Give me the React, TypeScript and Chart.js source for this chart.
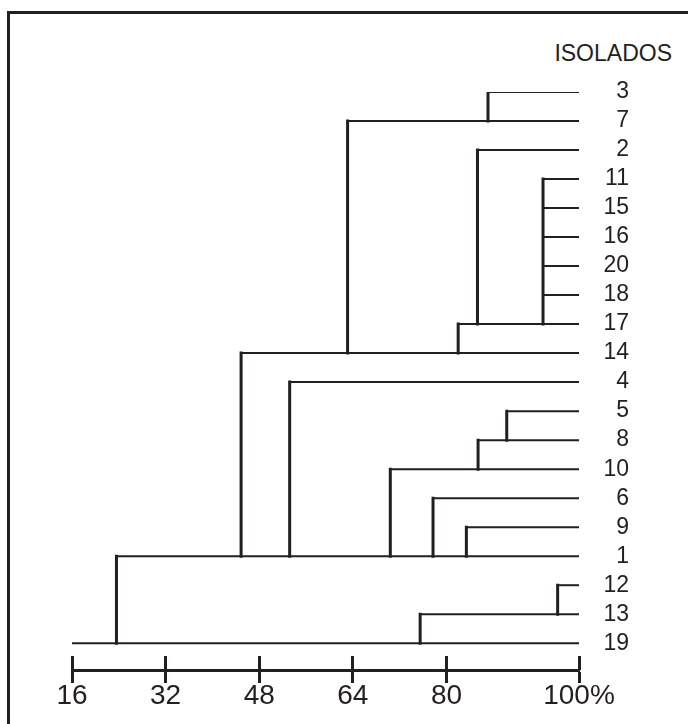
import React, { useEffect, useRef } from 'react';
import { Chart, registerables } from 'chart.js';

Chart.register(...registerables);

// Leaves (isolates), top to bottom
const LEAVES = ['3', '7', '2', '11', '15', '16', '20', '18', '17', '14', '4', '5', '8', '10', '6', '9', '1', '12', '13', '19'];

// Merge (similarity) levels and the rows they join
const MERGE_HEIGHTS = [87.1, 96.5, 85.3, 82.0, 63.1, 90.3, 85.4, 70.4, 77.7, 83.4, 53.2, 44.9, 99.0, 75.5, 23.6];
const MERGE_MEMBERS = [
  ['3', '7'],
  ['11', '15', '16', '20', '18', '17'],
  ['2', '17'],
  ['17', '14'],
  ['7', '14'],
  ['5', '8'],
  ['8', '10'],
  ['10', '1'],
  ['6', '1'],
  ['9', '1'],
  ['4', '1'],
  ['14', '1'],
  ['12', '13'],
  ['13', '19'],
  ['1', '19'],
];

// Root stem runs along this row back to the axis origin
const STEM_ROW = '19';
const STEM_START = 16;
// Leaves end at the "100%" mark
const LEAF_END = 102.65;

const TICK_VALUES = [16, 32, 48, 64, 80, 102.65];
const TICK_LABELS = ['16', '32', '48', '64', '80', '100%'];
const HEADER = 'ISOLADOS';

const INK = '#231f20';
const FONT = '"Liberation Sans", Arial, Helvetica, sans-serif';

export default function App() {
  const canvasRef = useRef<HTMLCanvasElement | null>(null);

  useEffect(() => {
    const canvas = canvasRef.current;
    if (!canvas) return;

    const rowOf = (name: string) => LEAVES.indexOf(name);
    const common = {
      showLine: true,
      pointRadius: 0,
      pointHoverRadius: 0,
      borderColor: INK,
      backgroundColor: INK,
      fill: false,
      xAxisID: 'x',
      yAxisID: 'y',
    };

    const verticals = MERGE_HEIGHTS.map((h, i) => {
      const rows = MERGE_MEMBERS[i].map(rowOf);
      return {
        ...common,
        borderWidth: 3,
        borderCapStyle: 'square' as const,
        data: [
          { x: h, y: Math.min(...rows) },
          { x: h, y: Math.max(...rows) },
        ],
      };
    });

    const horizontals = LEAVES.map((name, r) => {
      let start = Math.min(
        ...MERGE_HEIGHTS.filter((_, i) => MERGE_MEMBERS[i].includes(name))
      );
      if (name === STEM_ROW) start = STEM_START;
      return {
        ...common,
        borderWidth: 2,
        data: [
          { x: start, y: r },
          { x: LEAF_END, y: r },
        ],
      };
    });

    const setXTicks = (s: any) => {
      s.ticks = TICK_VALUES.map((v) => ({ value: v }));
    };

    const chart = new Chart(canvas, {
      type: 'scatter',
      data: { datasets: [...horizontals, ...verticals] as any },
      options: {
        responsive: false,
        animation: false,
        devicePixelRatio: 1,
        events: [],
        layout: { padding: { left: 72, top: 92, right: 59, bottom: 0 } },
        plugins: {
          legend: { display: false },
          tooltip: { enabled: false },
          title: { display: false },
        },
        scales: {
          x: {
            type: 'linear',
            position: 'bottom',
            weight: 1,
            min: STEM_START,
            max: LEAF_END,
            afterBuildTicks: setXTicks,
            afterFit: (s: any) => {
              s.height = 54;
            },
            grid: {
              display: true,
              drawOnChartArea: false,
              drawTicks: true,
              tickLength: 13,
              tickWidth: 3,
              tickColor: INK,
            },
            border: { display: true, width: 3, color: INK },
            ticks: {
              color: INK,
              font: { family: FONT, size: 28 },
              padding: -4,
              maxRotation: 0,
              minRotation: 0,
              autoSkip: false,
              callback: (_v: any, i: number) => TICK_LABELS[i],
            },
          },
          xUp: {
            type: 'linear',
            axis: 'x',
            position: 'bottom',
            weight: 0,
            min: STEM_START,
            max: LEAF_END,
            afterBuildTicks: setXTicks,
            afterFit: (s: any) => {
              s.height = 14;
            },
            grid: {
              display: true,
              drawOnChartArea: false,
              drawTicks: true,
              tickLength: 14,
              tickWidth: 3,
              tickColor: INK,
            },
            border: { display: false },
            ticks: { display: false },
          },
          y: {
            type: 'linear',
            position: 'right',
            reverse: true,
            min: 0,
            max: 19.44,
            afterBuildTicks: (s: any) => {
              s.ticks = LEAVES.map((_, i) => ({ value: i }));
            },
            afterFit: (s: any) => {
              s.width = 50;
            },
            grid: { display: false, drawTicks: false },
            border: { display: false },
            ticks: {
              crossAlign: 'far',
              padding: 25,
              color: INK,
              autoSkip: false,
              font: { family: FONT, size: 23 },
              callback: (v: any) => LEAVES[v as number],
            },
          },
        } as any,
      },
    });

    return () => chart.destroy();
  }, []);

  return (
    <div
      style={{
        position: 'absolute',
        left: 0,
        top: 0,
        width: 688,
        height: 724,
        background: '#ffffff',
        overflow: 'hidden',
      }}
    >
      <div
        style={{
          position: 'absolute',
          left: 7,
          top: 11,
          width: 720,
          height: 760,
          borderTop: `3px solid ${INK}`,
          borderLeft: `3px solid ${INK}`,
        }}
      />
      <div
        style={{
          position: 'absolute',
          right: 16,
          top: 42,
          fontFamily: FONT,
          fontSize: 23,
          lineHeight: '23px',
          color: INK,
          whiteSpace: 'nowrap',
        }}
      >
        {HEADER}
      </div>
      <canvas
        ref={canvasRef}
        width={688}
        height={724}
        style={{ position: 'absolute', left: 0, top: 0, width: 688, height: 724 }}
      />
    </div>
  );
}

+ + + +

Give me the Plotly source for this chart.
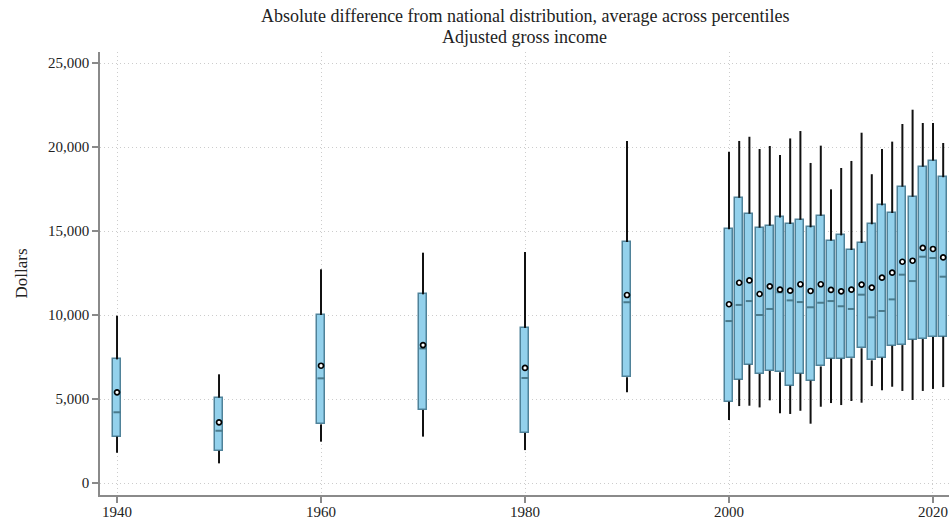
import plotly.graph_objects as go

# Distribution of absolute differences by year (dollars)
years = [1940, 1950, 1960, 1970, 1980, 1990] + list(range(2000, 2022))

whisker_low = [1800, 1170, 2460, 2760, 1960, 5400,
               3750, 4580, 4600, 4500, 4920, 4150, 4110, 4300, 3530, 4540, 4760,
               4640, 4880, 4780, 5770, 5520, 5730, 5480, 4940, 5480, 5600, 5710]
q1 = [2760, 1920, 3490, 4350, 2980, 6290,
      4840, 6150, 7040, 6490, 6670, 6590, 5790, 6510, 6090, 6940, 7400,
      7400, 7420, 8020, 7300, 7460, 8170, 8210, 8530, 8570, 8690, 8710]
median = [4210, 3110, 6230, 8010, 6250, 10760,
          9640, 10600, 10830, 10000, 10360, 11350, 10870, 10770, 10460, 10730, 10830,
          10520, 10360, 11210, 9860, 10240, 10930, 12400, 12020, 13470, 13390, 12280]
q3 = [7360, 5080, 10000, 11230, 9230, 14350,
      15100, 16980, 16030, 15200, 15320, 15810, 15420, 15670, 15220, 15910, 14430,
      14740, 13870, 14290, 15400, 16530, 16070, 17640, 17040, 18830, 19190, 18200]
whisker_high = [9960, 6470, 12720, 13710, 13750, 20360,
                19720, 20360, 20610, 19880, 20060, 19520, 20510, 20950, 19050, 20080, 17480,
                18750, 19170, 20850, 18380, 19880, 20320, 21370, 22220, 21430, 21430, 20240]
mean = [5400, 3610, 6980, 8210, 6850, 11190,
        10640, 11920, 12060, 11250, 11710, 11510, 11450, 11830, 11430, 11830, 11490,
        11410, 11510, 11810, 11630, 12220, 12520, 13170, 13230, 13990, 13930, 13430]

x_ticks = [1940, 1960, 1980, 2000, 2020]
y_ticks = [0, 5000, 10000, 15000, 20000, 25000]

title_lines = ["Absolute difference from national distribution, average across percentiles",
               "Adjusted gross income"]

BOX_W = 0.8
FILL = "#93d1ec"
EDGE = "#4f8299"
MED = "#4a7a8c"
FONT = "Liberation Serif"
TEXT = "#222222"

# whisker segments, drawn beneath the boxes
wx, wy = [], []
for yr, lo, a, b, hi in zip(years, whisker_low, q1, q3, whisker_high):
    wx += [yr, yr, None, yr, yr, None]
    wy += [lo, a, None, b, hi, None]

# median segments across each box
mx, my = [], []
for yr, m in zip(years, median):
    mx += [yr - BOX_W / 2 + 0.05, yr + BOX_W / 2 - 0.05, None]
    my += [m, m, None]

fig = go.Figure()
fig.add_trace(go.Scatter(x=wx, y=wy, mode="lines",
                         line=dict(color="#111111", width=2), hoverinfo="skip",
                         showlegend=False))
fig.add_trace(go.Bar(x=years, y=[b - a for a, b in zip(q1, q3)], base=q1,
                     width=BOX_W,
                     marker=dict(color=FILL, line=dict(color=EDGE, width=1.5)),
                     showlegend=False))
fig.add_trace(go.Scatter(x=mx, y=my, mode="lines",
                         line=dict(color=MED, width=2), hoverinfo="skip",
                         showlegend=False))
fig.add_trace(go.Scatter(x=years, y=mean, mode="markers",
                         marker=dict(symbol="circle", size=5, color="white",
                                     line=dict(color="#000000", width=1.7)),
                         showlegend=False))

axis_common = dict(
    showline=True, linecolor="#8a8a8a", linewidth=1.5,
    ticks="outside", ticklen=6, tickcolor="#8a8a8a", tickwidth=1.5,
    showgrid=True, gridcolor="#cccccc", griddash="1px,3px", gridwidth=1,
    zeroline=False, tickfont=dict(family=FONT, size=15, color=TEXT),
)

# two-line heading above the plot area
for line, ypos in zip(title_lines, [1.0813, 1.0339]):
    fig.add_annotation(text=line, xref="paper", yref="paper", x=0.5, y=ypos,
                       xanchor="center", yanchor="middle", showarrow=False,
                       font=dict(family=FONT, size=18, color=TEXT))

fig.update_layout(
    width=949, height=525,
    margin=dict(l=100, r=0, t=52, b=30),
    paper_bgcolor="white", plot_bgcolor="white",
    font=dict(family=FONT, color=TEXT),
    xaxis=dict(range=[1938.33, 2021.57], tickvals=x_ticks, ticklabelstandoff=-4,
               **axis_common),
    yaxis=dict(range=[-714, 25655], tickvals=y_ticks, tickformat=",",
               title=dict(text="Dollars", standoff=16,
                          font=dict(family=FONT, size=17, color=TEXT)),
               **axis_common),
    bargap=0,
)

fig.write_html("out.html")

+ + + +

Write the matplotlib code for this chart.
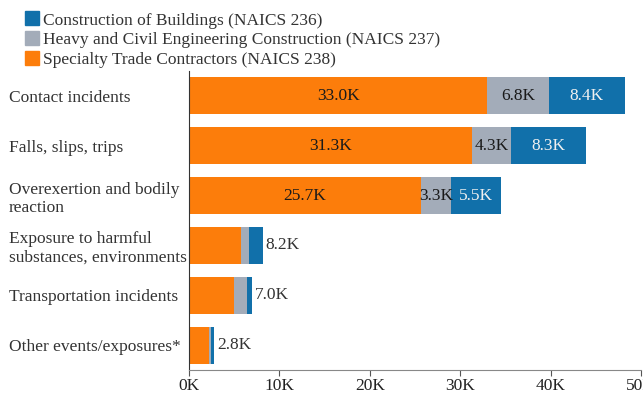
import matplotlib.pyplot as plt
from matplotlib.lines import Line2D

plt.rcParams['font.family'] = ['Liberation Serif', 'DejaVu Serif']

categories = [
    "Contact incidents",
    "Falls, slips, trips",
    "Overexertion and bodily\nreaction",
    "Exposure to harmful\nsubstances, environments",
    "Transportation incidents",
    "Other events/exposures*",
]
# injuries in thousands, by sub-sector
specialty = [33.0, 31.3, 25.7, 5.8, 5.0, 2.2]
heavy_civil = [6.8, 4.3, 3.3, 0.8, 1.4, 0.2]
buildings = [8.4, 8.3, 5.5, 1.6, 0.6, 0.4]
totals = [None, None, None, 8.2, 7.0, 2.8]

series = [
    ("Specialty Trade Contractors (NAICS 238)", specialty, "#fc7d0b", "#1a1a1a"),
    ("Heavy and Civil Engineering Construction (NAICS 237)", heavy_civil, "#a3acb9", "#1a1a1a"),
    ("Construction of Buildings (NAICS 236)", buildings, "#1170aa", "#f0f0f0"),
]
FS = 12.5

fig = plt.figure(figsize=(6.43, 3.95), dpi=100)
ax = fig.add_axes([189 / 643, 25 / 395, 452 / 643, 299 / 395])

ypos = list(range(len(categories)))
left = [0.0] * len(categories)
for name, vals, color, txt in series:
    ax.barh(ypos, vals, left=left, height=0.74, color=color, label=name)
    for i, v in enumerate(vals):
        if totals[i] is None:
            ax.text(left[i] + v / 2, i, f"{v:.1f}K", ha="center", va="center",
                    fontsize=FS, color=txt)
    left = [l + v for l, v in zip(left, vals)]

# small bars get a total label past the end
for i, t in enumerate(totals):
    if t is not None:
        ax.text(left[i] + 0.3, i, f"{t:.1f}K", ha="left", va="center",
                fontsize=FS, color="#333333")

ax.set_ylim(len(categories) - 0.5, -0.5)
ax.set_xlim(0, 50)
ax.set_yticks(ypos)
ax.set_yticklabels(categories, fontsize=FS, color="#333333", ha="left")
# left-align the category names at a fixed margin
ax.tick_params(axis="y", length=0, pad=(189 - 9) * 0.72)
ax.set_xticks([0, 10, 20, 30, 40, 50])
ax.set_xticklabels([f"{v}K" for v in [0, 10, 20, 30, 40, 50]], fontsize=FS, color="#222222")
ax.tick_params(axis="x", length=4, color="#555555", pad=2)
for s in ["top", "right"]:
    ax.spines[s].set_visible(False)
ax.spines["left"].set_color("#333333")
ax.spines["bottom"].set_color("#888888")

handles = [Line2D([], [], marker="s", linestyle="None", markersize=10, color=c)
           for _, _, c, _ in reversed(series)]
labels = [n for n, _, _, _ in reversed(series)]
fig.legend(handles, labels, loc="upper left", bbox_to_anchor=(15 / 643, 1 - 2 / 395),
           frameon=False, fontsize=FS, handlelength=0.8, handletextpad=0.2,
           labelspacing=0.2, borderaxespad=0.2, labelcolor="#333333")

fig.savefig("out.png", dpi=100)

+ + + +

Above are some records; extract exactly the lines from the one containing "Write the matplotlib code for this chart." through the one containing "ax = fig.add_axes([189" and drop the pictures.

Write the matplotlib code for this chart.
import matplotlib.pyplot as plt
from matplotlib.lines import Line2D

plt.rcParams['font.family'] = ['Liberation Serif', 'DejaVu Serif']

categories = [
    "Contact incidents",
    "Falls, slips, trips",
    "Overexertion and bodily\nreaction",
    "Exposure to harmful\nsubstances, environments",
    "Transportation incidents",
    "Other events/exposures*",
]
# injuries in thousands, by sub-sector
specialty = [33.0, 31.3, 25.7, 5.8, 5.0, 2.2]
heavy_civil = [6.8, 4.3, 3.3, 0.8, 1.4, 0.2]
buildings = [8.4, 8.3, 5.5, 1.6, 0.6, 0.4]
totals = [None, None, None, 8.2, 7.0, 2.8]

series = [
    ("Specialty Trade Contractors (NAICS 238)", specialty, "#fc7d0b", "#1a1a1a"),
    ("Heavy and Civil Engineering Construction (NAICS 237)", heavy_civil, "#a3acb9", "#1a1a1a"),
    ("Construction of Buildings (NAICS 236)", buildings, "#1170aa", "#f0f0f0"),
]
FS = 12.5

fig = plt.figure(figsize=(6.43, 3.95), dpi=100)
ax = fig.add_axes([189 / 643, 25 / 395, 452 / 643, 299 / 395])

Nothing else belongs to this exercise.